Where doctors fear to go: AI to the rescue?

Maybe there’s a role for AI in the death and dying conversation

“It’s the rare physician who prepares patients to die well, or who will even acknowledge that death is possible, much less imminent. This is a major issue in how doctors interact with their patients — and although I’ve been an ER physician for more than 25 years, it was my father’s illness that made me realize the enormity of the problem.” Brian Goldman, ER physician*
— the falacy of giving up
In his new  book Being Mortal, Harvard professor and surgeon Atul Gawande’s ultimate message is that “death in America is not often enough discussed, and that patients suffer at the hands of well-meaning doctors because of it.”

Harvard physician, Angelo Volandes a hospital-medicine specialist at Massachusetts General Hospital “notes that while medical students and resident physicians today are being trained in end-of-life counseling, most doctors currently in practice graduated medical school before palliative care was ubiquitous, and before The Conversation” [the title of his new book about the importance of talking about death and making this a part of medical curricula.]

“We think our job is to ensure health and survival. But really, it is larger than that.”

“Practicing doctors are a tough group to try and train. That’s what we’ve been trying to do for the past 10 years, and we’ve barely moved the needle. I have much more faith in patients bringing this conversation to doctors than waiting for doctors.”

 

Is The Conversation dangerous for the patient

In one large study Dr Gawande cites, patients even ended up living just as long when they went into hospice care as did their aggressively medicalized counterparts. Of 4,493 people studied, the researchers concluded, mean survival after three years was actually 29 days longer for hospice patients than for non-hospice patients.”

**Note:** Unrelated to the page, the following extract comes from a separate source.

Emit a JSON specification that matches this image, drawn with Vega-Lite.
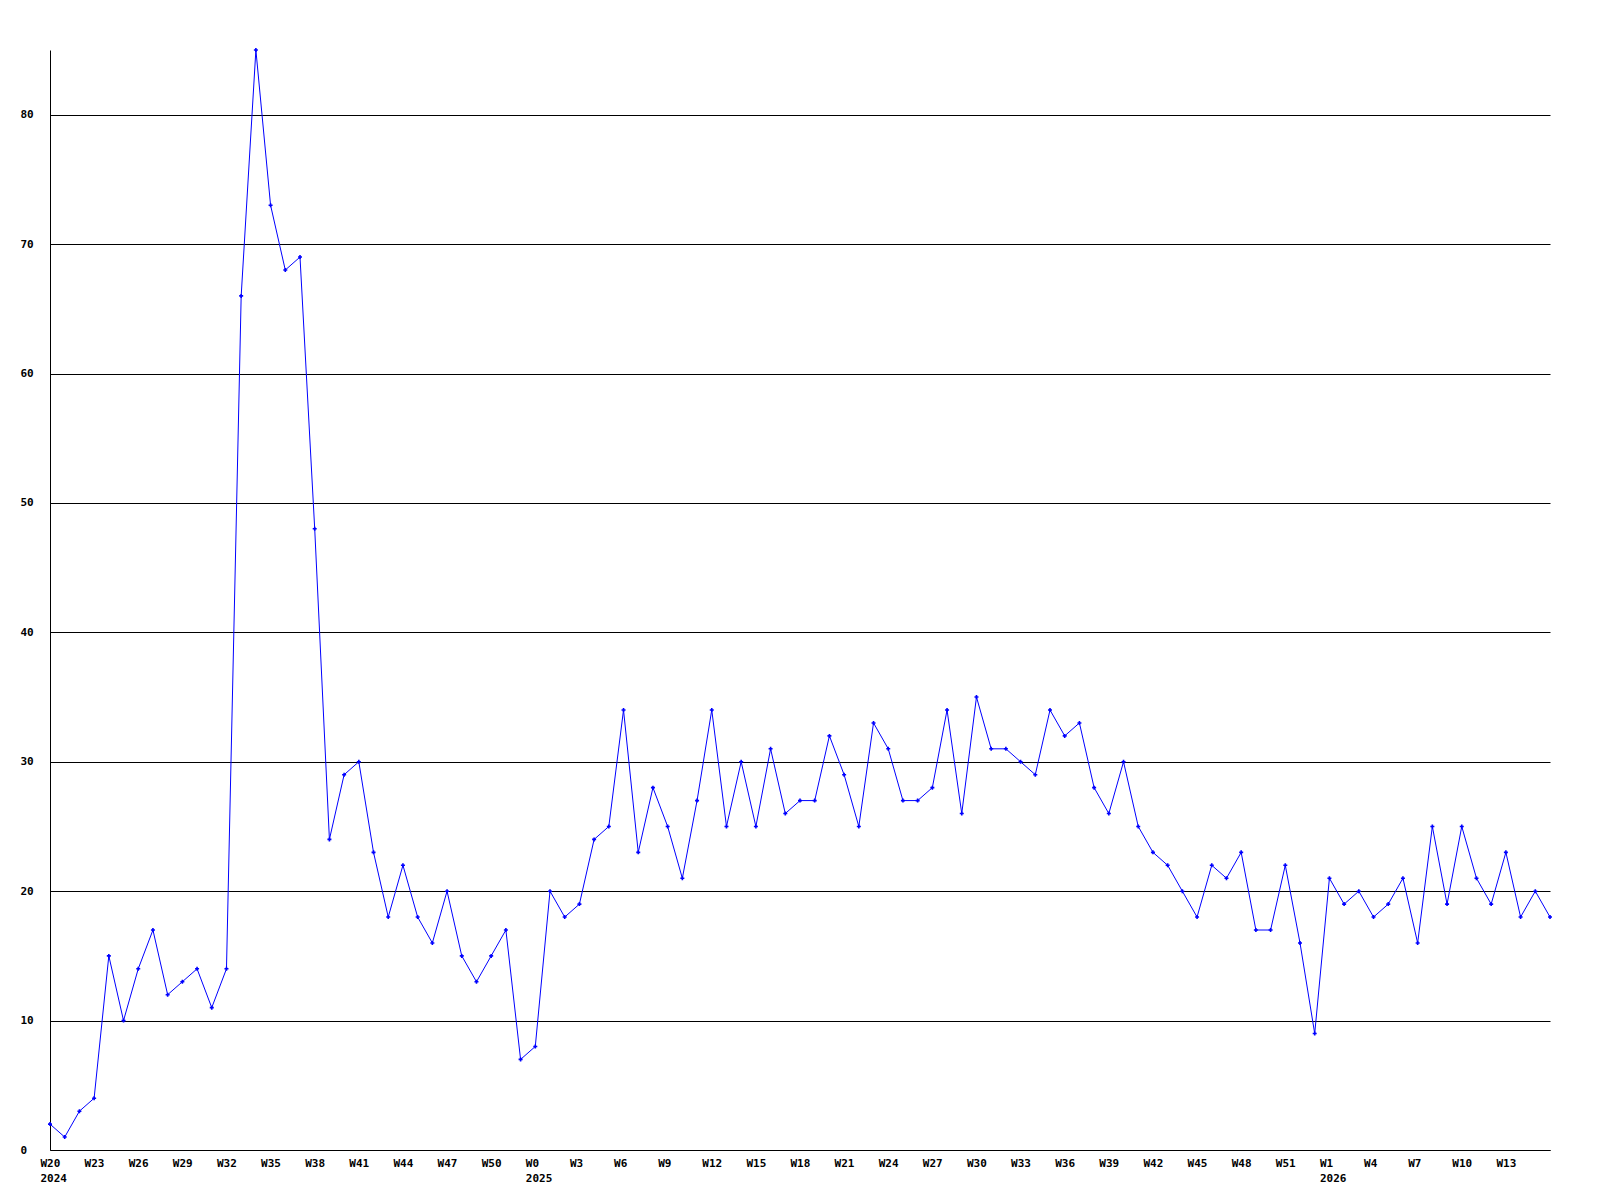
{
  "$schema": "https://vega.github.io/schema/vega-lite/v6.json",
  "autosize": "none",
  "width": 1500,
  "height": 1100,
  "padding": {"left": 50, "top": 50, "right": 50, "bottom": 50},
  "background": "white",
  "config": {"view": {"stroke": null}},
  "data": {"values": [
    {"i":0,"v":2},{"i":1,"v":1},{"i":2,"v":3},{"i":3,"v":4},{"i":4,"v":15},{"i":5,"v":10},{"i":6,"v":14},{"i":7,"v":17},{"i":8,"v":12},{"i":9,"v":13},
    {"i":10,"v":14},{"i":11,"v":11},{"i":12,"v":14},{"i":13,"v":66},{"i":14,"v":85},{"i":15,"v":73},{"i":16,"v":68},{"i":17,"v":69},{"i":18,"v":48},{"i":19,"v":24},
    {"i":20,"v":29},{"i":21,"v":30},{"i":22,"v":23},{"i":23,"v":18},{"i":24,"v":22},{"i":25,"v":18},{"i":26,"v":16},{"i":27,"v":20},{"i":28,"v":15},{"i":29,"v":13},
    {"i":30,"v":15},{"i":31,"v":17},{"i":32,"v":7},{"i":33,"v":8},{"i":34,"v":20},{"i":35,"v":18},{"i":36,"v":19},{"i":37,"v":24},{"i":38,"v":25},{"i":39,"v":34},
    {"i":40,"v":23},{"i":41,"v":28},{"i":42,"v":25},{"i":43,"v":21},{"i":44,"v":27},{"i":45,"v":34},{"i":46,"v":25},{"i":47,"v":30},{"i":48,"v":25},{"i":49,"v":31},
    {"i":50,"v":26},{"i":51,"v":27},{"i":52,"v":27},{"i":53,"v":32},{"i":54,"v":29},{"i":55,"v":25},{"i":56,"v":33},{"i":57,"v":31},{"i":58,"v":27},{"i":59,"v":27},
    {"i":60,"v":28},{"i":61,"v":34},{"i":62,"v":26},{"i":63,"v":35},{"i":64,"v":31},{"i":65,"v":31},{"i":66,"v":30},{"i":67,"v":29},{"i":68,"v":34},{"i":69,"v":32},
    {"i":70,"v":33},{"i":71,"v":28},{"i":72,"v":26},{"i":73,"v":30},{"i":74,"v":25},{"i":75,"v":23},{"i":76,"v":22},{"i":77,"v":20},{"i":78,"v":18},{"i":79,"v":22},
    {"i":80,"v":21},{"i":81,"v":23},{"i":82,"v":17},{"i":83,"v":17},{"i":84,"v":22},{"i":85,"v":16},{"i":86,"v":9},{"i":87,"v":21},{"i":88,"v":19},{"i":89,"v":20},
    {"i":90,"v":18},{"i":91,"v":19},{"i":92,"v":21},{"i":93,"v":16},{"i":94,"v":25},{"i":95,"v":19},{"i":96,"v":25},{"i":97,"v":21},{"i":98,"v":19},{"i":99,"v":23},
    {"i":100,"v":18},{"i":101,"v":20},{"i":102,"v":18}
  ]},
  "encoding": {
    "x": {
      "field": "i", "type": "quantitative",
      "scale": {"domain": [0, 102], "nice": false, "zero": false},
      "axis": {
        "title": null,
        "grid": false,
        "ticks": false,
        "tickSize": 0,
        "domainColor": "black",
        "domainWidth": 1,
        "values": [0,3,6,9,12,15,18,21,24,27,30,33,36,39,42,45,48,51,54,57,60,63,66,69,72,75,78,81,84,87,90,93,96,99],
        "labelExpr": "datum.value == 0 ? ['W20', '2024'] : datum.value == 33 ? ['W0', '2025'] : datum.value == 87 ? ['W1', '2026'] : 'W' + (datum.value < 33 ? datum.value + 20 : datum.value < 86 ? datum.value - 33 : datum.value - 86)",
        "labelFont": "DejaVu Sans Mono",
        "labelFontWeight": "bold",
        "labelFontSize": 11,
        "labelColor": "black",
        "labelPadding": 7,
        "labelLineHeight": 15,
        "labelOverlap": false,
        "labelFlush": false,
        "labelAlign": "left",
        "labelOffset": -10
      }
    },
    "y": {
      "field": "v", "type": "quantitative",
      "scale": {"domain": [0, 85], "nice": false},
      "axis": {
        "title": null,
        "values": [0,10,20,30,40,50,60,70,80],
        "grid": true,
        "gridColor": "black",
        "gridOpacity": 1,
        "gridWidth": 1,
        "ticks": false,
        "tickSize": 0,
        "domainColor": "black",
        "labelFont": "DejaVu Sans Mono",
        "labelFontWeight": "bold",
        "labelFontSize": 11,
        "labelColor": "black",
        "labelAlign": "left",
        "labelPadding": 30,
        "labelBaseline": "middle"
      }
    }
  },
  "layer": [
    {"mark": {"type": "line", "color": "#0000ff", "strokeWidth": 1}},
    {"mark": {"type": "point", "shape": "cross", "filled": true, "color": "#0000ff", "size": 16, "opacity": 1}}
  ]
}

Source: The Atlantic article: The Fallacy of ‘Giving Up’
James Hamblin

*Brian Goldman quote source: chatelaine.com : An ER doctor sees the health care system through a patient’s eyes

PL – Here’s an idea: Create an intelligent agent capable of starting The Conversation between patient and family. An intelligent agent socialized for human interaction that could learn the patient: his/her views, wants, desires, as it relates to the reality of the person’s health. Socialized AI would not make recommendations or direct a course of action, but rather, interact with the patient to inform/guide the patient in meaningful conversations with family and doctors. 

If doctors and nurses are focused on saving lives, and this kind of conversation is difficult for them to initiate, perhaps this is an example of what socialized AI can do to serve doctors and nurses.